Identify the lines that contain the word "this", then copy them.

═══ Dataset content

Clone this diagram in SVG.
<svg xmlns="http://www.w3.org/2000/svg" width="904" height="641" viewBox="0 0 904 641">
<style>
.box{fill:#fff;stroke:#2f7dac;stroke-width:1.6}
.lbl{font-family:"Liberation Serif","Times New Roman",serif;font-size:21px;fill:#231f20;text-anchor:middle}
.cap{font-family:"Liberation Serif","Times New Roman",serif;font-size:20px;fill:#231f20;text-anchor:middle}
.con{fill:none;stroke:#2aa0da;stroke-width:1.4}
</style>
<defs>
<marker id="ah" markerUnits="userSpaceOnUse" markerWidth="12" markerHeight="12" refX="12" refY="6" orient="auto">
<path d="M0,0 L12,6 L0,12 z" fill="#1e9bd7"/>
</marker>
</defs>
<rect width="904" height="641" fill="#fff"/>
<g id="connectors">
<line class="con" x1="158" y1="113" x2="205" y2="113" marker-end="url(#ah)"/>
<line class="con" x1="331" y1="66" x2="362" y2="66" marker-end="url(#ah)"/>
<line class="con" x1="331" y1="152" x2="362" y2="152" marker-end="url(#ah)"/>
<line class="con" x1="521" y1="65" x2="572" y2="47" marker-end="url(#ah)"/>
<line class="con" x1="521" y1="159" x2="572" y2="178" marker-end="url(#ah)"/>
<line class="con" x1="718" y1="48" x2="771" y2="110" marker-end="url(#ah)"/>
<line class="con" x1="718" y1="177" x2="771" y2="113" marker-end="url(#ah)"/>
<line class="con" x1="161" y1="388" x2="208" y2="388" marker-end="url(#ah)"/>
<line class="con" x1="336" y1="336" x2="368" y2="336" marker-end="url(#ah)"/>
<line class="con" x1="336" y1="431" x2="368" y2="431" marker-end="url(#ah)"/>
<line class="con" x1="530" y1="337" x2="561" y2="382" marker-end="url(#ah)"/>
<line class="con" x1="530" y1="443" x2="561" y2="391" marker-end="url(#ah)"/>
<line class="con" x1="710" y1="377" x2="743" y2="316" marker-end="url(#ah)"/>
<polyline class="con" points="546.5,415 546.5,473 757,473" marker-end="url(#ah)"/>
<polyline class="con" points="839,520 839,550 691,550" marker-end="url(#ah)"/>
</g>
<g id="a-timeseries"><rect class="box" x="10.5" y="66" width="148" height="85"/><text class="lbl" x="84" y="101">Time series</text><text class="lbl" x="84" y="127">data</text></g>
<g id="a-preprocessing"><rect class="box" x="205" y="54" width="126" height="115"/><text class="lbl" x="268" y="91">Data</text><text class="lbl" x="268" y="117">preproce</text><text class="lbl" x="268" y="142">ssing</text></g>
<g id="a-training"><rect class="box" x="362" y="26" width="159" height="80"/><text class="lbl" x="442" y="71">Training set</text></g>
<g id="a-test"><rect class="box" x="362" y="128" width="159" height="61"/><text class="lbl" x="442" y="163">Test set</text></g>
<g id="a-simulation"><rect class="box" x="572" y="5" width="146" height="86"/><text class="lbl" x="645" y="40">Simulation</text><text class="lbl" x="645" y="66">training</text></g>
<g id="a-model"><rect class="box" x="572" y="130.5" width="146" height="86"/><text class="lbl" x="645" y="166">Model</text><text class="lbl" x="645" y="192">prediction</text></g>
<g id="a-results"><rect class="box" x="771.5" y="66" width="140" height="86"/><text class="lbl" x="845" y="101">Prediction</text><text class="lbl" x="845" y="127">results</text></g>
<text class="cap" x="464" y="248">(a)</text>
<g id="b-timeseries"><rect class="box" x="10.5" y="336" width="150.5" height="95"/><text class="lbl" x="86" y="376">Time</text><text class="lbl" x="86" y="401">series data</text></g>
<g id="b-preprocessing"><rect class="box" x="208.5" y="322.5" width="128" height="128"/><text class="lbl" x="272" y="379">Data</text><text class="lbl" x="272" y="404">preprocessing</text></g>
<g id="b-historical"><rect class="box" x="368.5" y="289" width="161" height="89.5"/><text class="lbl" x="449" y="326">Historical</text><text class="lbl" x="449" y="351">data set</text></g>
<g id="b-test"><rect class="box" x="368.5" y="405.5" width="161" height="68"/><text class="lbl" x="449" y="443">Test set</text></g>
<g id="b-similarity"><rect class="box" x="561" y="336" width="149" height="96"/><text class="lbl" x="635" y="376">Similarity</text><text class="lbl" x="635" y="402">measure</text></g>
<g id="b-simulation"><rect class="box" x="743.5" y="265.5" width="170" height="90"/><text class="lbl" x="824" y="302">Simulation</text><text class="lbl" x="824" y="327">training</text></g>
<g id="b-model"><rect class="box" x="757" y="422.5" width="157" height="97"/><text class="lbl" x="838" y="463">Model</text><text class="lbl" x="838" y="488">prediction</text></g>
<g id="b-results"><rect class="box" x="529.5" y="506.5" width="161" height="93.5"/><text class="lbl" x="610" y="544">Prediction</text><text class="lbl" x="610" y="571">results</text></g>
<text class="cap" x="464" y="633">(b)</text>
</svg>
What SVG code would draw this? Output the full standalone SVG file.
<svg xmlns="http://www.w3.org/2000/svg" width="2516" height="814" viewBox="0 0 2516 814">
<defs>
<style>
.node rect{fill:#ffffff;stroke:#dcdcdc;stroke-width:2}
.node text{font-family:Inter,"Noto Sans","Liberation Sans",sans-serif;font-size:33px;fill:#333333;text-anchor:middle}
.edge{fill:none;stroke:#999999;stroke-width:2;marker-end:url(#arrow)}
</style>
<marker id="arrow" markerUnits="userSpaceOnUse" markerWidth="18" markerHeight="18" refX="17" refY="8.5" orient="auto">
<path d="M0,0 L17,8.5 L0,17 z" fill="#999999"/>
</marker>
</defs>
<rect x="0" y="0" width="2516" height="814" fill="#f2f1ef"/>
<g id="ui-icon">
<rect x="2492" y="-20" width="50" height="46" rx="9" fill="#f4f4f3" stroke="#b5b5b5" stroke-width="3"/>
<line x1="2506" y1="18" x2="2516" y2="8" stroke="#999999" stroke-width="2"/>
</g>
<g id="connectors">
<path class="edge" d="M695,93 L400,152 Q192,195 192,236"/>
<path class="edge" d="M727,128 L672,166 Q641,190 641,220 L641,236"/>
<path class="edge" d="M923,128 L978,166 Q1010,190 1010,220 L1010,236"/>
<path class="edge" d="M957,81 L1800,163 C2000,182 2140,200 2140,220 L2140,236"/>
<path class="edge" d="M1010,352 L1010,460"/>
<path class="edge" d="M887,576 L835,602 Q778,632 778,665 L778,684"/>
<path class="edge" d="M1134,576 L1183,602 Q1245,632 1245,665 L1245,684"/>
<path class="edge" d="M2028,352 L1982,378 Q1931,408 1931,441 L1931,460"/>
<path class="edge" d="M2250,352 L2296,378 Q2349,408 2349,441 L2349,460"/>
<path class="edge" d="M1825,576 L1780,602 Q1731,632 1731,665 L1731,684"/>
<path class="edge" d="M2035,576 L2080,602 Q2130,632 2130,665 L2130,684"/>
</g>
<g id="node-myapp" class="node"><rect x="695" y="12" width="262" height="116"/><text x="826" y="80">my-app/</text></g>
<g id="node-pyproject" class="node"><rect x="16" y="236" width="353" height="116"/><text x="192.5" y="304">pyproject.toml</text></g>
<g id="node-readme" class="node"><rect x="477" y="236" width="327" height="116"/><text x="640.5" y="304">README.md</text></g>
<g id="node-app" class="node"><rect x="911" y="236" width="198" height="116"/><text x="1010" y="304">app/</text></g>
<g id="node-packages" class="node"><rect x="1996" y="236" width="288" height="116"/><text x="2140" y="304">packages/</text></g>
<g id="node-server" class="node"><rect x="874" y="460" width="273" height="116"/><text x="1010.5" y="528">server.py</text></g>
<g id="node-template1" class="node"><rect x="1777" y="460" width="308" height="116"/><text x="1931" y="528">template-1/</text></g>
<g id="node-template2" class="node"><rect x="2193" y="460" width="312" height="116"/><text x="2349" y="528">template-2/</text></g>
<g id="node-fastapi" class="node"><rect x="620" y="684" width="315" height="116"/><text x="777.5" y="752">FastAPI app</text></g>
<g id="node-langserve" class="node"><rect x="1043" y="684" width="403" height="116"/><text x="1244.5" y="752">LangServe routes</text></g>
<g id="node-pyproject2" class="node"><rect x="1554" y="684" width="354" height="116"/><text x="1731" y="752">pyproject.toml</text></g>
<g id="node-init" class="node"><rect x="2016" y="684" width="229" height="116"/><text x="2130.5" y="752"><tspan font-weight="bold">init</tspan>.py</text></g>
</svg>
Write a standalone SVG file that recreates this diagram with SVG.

══════

Correct answer:
Clone this diagram in SVG.
What SVG code would draw this? Output the full standalone SVG file.
Write a standalone SVG file that recreates this diagram with SVG.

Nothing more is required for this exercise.